Dec 19 2011
Working with genetically engineered mice, Johns Hopkins researchers have discovered that a gene (SIRT1) linked to slowing the aging process in cells also appears to dramatically delay the onset of Huntington's disease (HD) and slow the progression of the relentless neurodegenerative disorder.
HD in humans is a rare, fatal disorder caused by a mutation in a single gene and marked by progressive brain damage. Symptoms, which typically first appear in midlife, include jerky twitch-like movements, coordination troubles, psychiatric disorders and dementia. Although the gene responsible for HD was identified in 1993, much is still unknown about the biology of the disease. There is no cure, and there are no effective treatments.
In studying two separate mouse models of HD, the Johns Hopkins team found that mice bred with Huntington's disease and a greater than usual amount of the enzyme whose blueprint is carried by the SIRT1 gene had improved motor function and reduced brain atrophy. Other studies have suggested SIRT1 has anti-aging and anti-inflammatory properties that scientists are only beginning to understand.
"Our research opens new avenues in the fight against HD, suggesting that if we target SIRT1, we may be able to find drugs that offer help to patients for whom we currently have really nothing that works," says Wenzhen Duan, M.D., Ph.D., an associate professor of psychiatry and behavioral sciences at the Johns Hopkins University School of Medicine.
A report on the findings by Duan and her international team will be published online in Nature Medicine.
In previous work with HD mice, Duan and her colleagues found that calorie restriction (reducing calories by about 30 percent through alternate day feeding) slowed the disease progression and extended lifespan. SIRT1 activity was associated with the increased longevity, owing to its ability to reduce hyperglycemia and improved glucose tolerance while mitigating metabolic problems in the animals. That experience with SIRT1 and HD mice led Duan to look more closely at the possible connection between the enzyme and the mutation in the huntingtin gene (HTT), which causes HD. The mutation results in the production of an abnormal and toxic version of the huntingtin protein.

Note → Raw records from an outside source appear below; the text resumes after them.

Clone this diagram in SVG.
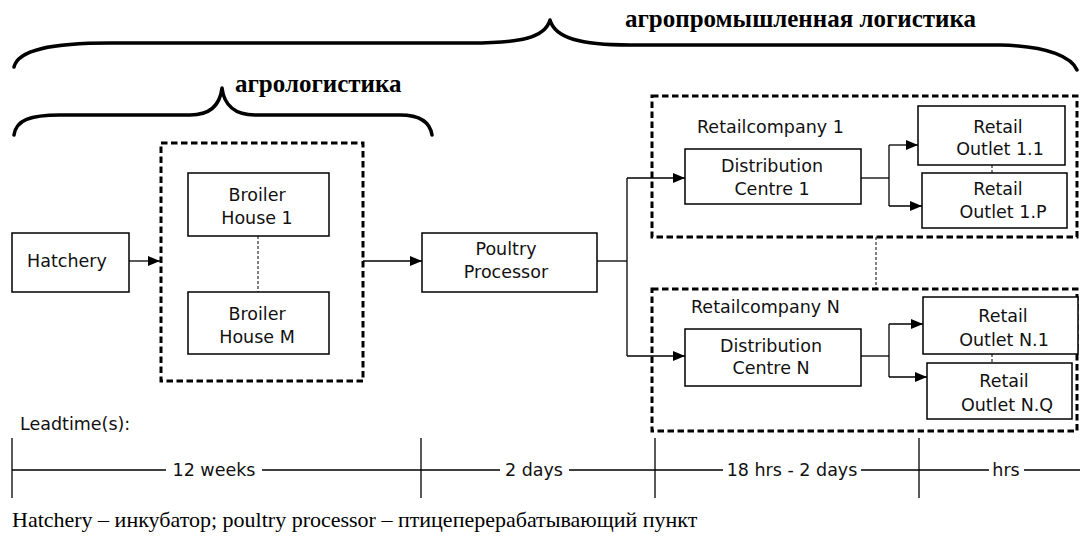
<svg xmlns="http://www.w3.org/2000/svg" width="1080" height="540" viewBox="0 0 1080 540">
<defs>
<marker id="ah" markerWidth="12" markerHeight="10" refX="12" refY="5" orient="auto" markerUnits="userSpaceOnUse">
<path d="M0,0 L12,5 L0,10 Z" fill="#000"/>
</marker>
<style>
.box{fill:#fff;stroke:#000;stroke-width:1.5}
.grp{fill:none;stroke:#000;stroke-width:3;stroke-dasharray:6.5 3.5}
.t{font-family:"DejaVu Sans",sans-serif;font-size:17.5px;fill:#111}
.c{text-anchor:middle}
.ln{fill:none;stroke:#000;stroke-width:1.3}
.arr{fill:none;stroke:#000;stroke-width:1.3;marker-end:url(#ah)}
.dot{fill:none;stroke:#000;stroke-width:1;stroke-dasharray:3 2}
.brace{fill:none;stroke:#000;stroke-width:3.5;stroke-linecap:round;stroke-linejoin:round}
.h{font-family:"Liberation Serif",serif;font-weight:bold;font-size:25px;fill:#000}
.cap{font-family:"Liberation Serif",serif;font-size:22px;fill:#000}
</style>
</defs>
<rect width="1080" height="540" fill="#fff"/>

<g id="braces">
<path class="brace" d="M14,67 C18,50 50,43 110,43 L470,43 C520,43 545,38 550,20 C555,38 580,45 630,45 L1000,45 C1050,46 1072,58 1077,70"/>
<path class="brace" d="M14,135 C16,120 30,115 60,115 L190,115 C210,115 220,105 222,88 C224,105 235,115 255,115 L400,115 C420,115 430,122 432,135"/>
<text class="h" x="625" y="27">агропромышленная логистика</text>
<text class="h" x="235" y="92">агрологистика</text>
</g>

<g id="broiler-group">
<rect class="grp" x="161" y="143" width="202" height="238"/>
</g>
<g id="retailco1">
<rect class="grp" x="652" y="96" width="425" height="141"/>
<text class="t" x="697" y="133">Retailcompany 1</text>
</g>
<g id="retailcoN">
<rect class="grp" x="652" y="289" width="425" height="142"/>
<text class="t" x="691" y="313">Retailcompany N</text>
</g>

<g id="connectors">
<line class="arr" x1="129" y1="261" x2="160" y2="261"/>
<line class="arr" x1="363" y1="261" x2="422" y2="261"/>
<polyline class="ln" points="597,261 627,261"/>
<line class="ln" x1="627" y1="178" x2="627" y2="356"/>
<line class="arr" x1="627" y1="178" x2="685" y2="178"/>
<line class="arr" x1="627" y1="356" x2="685" y2="356"/>
<line class="ln" x1="861" y1="178" x2="889" y2="178"/>
<line class="ln" x1="889" y1="145" x2="889" y2="206"/>
<line class="arr" x1="889" y1="145" x2="918" y2="145"/>
<line class="arr" x1="889" y1="206" x2="922" y2="206"/>
<line class="ln" x1="861" y1="356" x2="889" y2="356"/>
<line class="ln" x1="889" y1="324" x2="889" y2="377"/>
<line class="arr" x1="889" y1="324" x2="923" y2="324"/>
<line class="arr" x1="889" y1="377" x2="927" y2="377"/>
<line class="dot" x1="258" y1="236" x2="258" y2="292"/>
<line class="dot" x1="876" y1="237" x2="876" y2="289"/>
<line class="dot" x1="992" y1="165" x2="992" y2="173"/>
<line class="dot" x1="992" y1="354" x2="992" y2="363"/>
</g>

<g id="hatchery">
<rect class="box" x="12" y="233" width="117" height="59"/>
<text class="t c" x="67" y="267">Hatchery</text>
</g>
<g id="broiler1">
<rect class="box" x="188" y="173" width="141" height="63"/>
<text class="t c" x="257" y="201">Broiler</text>
<text class="t c" x="257" y="224">House 1</text>
</g>
<g id="broilerM">
<rect class="box" x="188" y="292" width="141" height="62"/>
<text class="t c" x="257" y="320">Broiler</text>
<text class="t c" x="257" y="343">House M</text>
</g>
<g id="processor">
<rect class="box" x="422" y="233" width="175" height="59"/>
<text class="t c" x="506" y="255">Poultry</text>
<text class="t c" x="506" y="278">Processor</text>
</g>
<g id="dc1">
<rect class="box" x="685" y="149" width="176" height="55"/>
<text class="t c" x="772" y="172">Distribution</text>
<text class="t c" x="772" y="195">Centre 1</text>
</g>
<g id="dcN">
<rect class="box" x="685" y="329" width="176" height="57"/>
<text class="t c" x="771" y="352">Distribution</text>
<text class="t c" x="771" y="374">Centre N</text>
</g>
<g id="outlet11">
<rect class="box" x="918" y="106" width="147" height="59"/>
<text class="t c" x="998" y="133">Retail</text>
<text class="t c" x="1000" y="155">Outlet 1.1</text>
</g>
<g id="outlet1P">
<rect class="box" x="922" y="173" width="145" height="55"/>
<text class="t c" x="998" y="195">Retail</text>
<text class="t c" x="1003" y="218">Outlet 1.P</text>
</g>
<g id="outletN1">
<rect class="box" x="923" y="297" width="155" height="57"/>
<text class="t c" x="1003" y="322">Retail</text>
<text class="t c" x="1004" y="346">Outlet N.1</text>
</g>
<g id="outletNQ">
<rect class="box" x="927" y="363" width="145" height="56"/>
<text class="t c" x="1004" y="387">Retail</text>
<text class="t c" x="1007" y="411">Outlet N.Q</text>
</g>

<g id="timeline">
<text class="t" x="20" y="430">Leadtime(s):</text>
<line class="ln" x1="12" y1="438" x2="12" y2="498"/>
<line class="ln" x1="421" y1="438" x2="421" y2="498"/>
<line class="ln" x1="655" y1="438" x2="655" y2="498"/>
<line class="ln" x1="919" y1="438" x2="919" y2="498"/>
<line class="ln" x1="12" y1="470" x2="166" y2="470"/>
<line class="ln" x1="262" y1="470" x2="500" y2="470"/>
<line class="ln" x1="569" y1="470" x2="723" y2="470"/>
<line class="ln" x1="861" y1="470" x2="989" y2="470"/>
<line class="ln" x1="1024" y1="470" x2="1080" y2="470"/>
<text class="t c" x="214" y="476">12 weeks</text>
<text class="t c" x="534" y="476">2 days</text>
<text class="t c" x="792" y="476">18 hrs - 2 days</text>
<text class="t c" x="1006" y="476">hrs</text>
</g>

<text class="cap" x="12" y="527">Hatchery – инкубатор; poultry processor – птицеперерабатывающий пункт</text>
</svg>
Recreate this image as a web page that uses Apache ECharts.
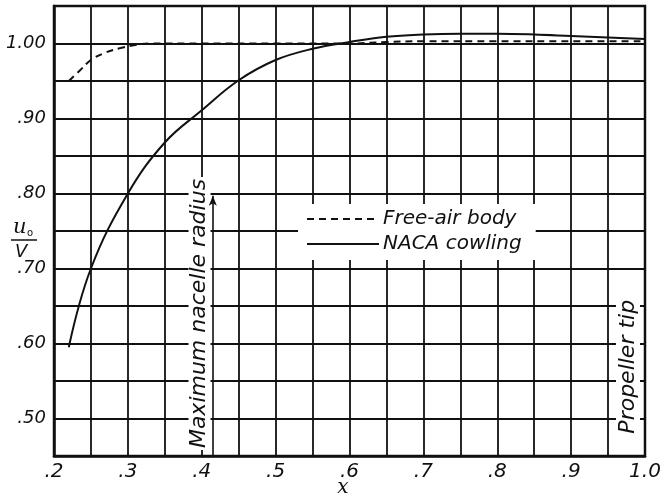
<!DOCTYPE html>
<html>
<head>
<meta charset="utf-8">
<script src="https://cdn.jsdelivr.net/npm/echarts@6/dist/echarts.min.js"></script>
<style>
  html, body { margin: 0; padding: 0; background: #fff; }
  #main { width: 662px; height: 499px; }
</style>
</head>
<body>
<div id="main"></div>
<script>
// free-air body (dashed)
var freeAirX = [0.22, 0.235, 0.25, 0.27, 0.29, 0.31, 0.33, 0.4, 0.5, 0.6, 0.65, 0.7, 0.8, 0.9, 1.0];
var freeAirY = [0.95, 0.964, 0.978, 0.988, 0.994, 0.998, 1.0, 1.0, 1.0, 1.0, 1.002, 1.003, 1.003, 1.003, 1.003];
// NACA cowling (solid)
var cowlingX = [0.22, 0.25, 0.3, 0.35, 0.4, 0.45, 0.5, 0.55, 0.6, 0.65, 0.7, 0.75, 0.8, 0.85, 0.9, 0.95, 1.0];
var cowlingY = [0.595, 0.70, 0.80, 0.868, 0.911, 0.951, 0.978, 0.993, 1.002, 1.009, 1.012, 1.013, 1.013, 1.012, 1.010, 1.008, 1.006];

var nacelleX = 0.415;       // maximum nacelle radius marker
var nacelleTop = 0.797;
var propellerX = 0.977;     // label position near propeller tip

var seriesNames = ['Free-air body', 'NACA cowling'];

function zip(xs, ys) {
    var out = [];
    for (var i = 0; i < xs.length; i++) out.push([xs[i], ys[i]]);
    return out;
}

var ink = '#111';
var font = '"DejaVu Sans", sans-serif';

var myChart = echarts.init(document.getElementById('main'));

var option = {
    backgroundColor: '#fff',
    animation: false,
    grid: {
        left: 54, right: 17, top: 6, bottom: 43,
        containLabel: false, outerBoundsMode: 'none',
        show: true, borderColor: ink, borderWidth: 2.5, backgroundColor: 'transparent'
    },
    legend: {
        orient: 'vertical',
        left: 298, top: 204,
        backgroundColor: '#fff',
        padding: [5, 14, 6, 8],
        itemWidth: 72, itemHeight: 14, itemGap: 5,
        data: seriesNames,
        itemStyle: { color: 'transparent', borderColor: 'transparent', borderWidth: 0 },
        textStyle: { fontFamily: font, fontStyle: 'italic', fontSize: 20, color: ink, padding: [0, 0, 0, -1] }
    },
    xAxis: {
        type: 'value',
        min: 0.2, max: 1.0, interval: 0.05,
        axisLine: { show: true, lineStyle: { color: ink, width: 2.5 } },
        axisTick: { show: false },
        axisLabel: {
            margin: 6,
            fontFamily: font, fontStyle: 'italic', fontSize: 20, color: ink,
            formatter: function (v) {
                var k = Math.round(v * 100);
                if (k % 10 !== 0) return '';
                if (k === 100) return '1.0';
                return '.' + (k / 10);
            }
        },
        splitLine: { show: true, lineStyle: { color: ink, width: 1.8 } }
    },
    yAxis: {
        type: 'value',
        min: 0.45, max: 1.05, interval: 0.05,
        axisLine: { show: true, lineStyle: { color: ink, width: 2.5 } },
        axisTick: { show: false },
        axisLabel: {
            margin: 8,
            fontFamily: font, fontStyle: 'italic', fontSize: 18, color: ink,
            formatter: function (v) {
                var k = Math.round(v * 100);
                if (k % 10 !== 0 || k > 100) return '';
                if (k === 100) return '1.00';
                return '.' + k;
            }
        },
        splitLine: { show: true, lineStyle: { color: ink, width: 1.8 } }
    },
    series: [
        {
            name: seriesNames[0],
            type: 'line',
            smooth: 0.4,
            symbol: 'none',
            data: zip(freeAirX, freeAirY),
            lineStyle: { color: ink, width: 2, type: [7, 5] },
            itemStyle: { color: ink },
            z: 3
        },
        {
            name: seriesNames[1],
            type: 'line',
            smooth: 0.4,
            symbol: 'none',
            data: zip(cowlingX, cowlingY),
            lineStyle: { color: ink, width: 2 },
            itemStyle: { color: ink },
            z: 3,
            markLine: {
                silent: true,
                symbol: ['none', 'arrow'],
                symbolSize: [6, 10],
                label: { show: false },
                lineStyle: { color: ink, width: 1.6, type: 'solid' },
                data: [[{ coord: [nacelleX, 0.45] }, { coord: [nacelleX, nacelleTop] }]],
                z: 120
            }
        }
    ]
};

myChart.setOption(option);

// annotations placed from data coordinates
var pNacelle = myChart.convertToPixel({ gridIndex: 0 }, [0.397, 0.64]);
var pProp = myChart.convertToPixel({ gridIndex: 0 }, [propellerX, 0.569]);

myChart.setOption({
    graphic: [
        {
            type: 'text', z: 100,
            x: pNacelle[0], y: pNacelle[1], rotation: Math.PI / 2,
            style: {
                text: 'Maximum nacelle radius',
                font: 'italic 22px ' + font,
                fill: ink, align: 'center', verticalAlign: 'middle',
                backgroundColor: '#fff', padding: [0, 2, 0, 2]
            }
        },
        {
            type: 'text', z: 100,
            x: pProp[0], y: pProp[1], rotation: Math.PI / 2,
            style: {
                text: 'Propeller tip',
                font: 'italic 22px ' + font,
                fill: ink, align: 'center', verticalAlign: 'middle',
                backgroundColor: '#fff', padding: [1, 4, 1, 4]
            }
        },
        // x axis title
        {
            type: 'text', z: 100, x: 343, y: 488,
            style: { text: 'x', font: 'italic 20px "DejaVu Serif", serif', fill: ink, align: 'center', verticalAlign: 'middle' }
        },
        // y axis label u0 / V
        {
            type: 'text', z: 100, x: 13, y: 228,
            style: { text: 'u', font: 'italic 21px "DejaVu Serif", serif', fill: ink, verticalAlign: 'middle' }
        },
        {
            type: 'text', z: 100, x: 27, y: 233,
            style: { text: 'o', font: '10px ' + font, fill: ink, verticalAlign: 'middle' }
        },
        {
            type: 'line', z: 100,
            shape: { x1: 11, y1: 240, x2: 37, y2: 240 },
            style: { stroke: ink, lineWidth: 1.5 }
        },
        {
            type: 'text', z: 100, x: 15, y: 252,
            style: { text: 'V', font: 'italic 18px ' + font, fill: ink, verticalAlign: 'middle' }
        }
    ]
});
</script>
</body>
</html>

Although HTT is expressed all over the body, the disease does its characteristic damage in the part of the brain that controls movement, most notably in the medium spiny neurons. Duan and her colleagues have determined that SIRT1 preserves the function of these medium spiny neurons and that extra SIRT1 seems to prevent a decline in levels of brain-derived neurotrophic factor, or BDNF, which acts as nutrition for brain cells. People with HD tend to have low levels of BDNF.
People with a family history of HD can be tested for the gene that causes it long before the onset of symptoms, but many choose to not be tested, Duan says, because nothing can be done to prevent or treat the symptoms.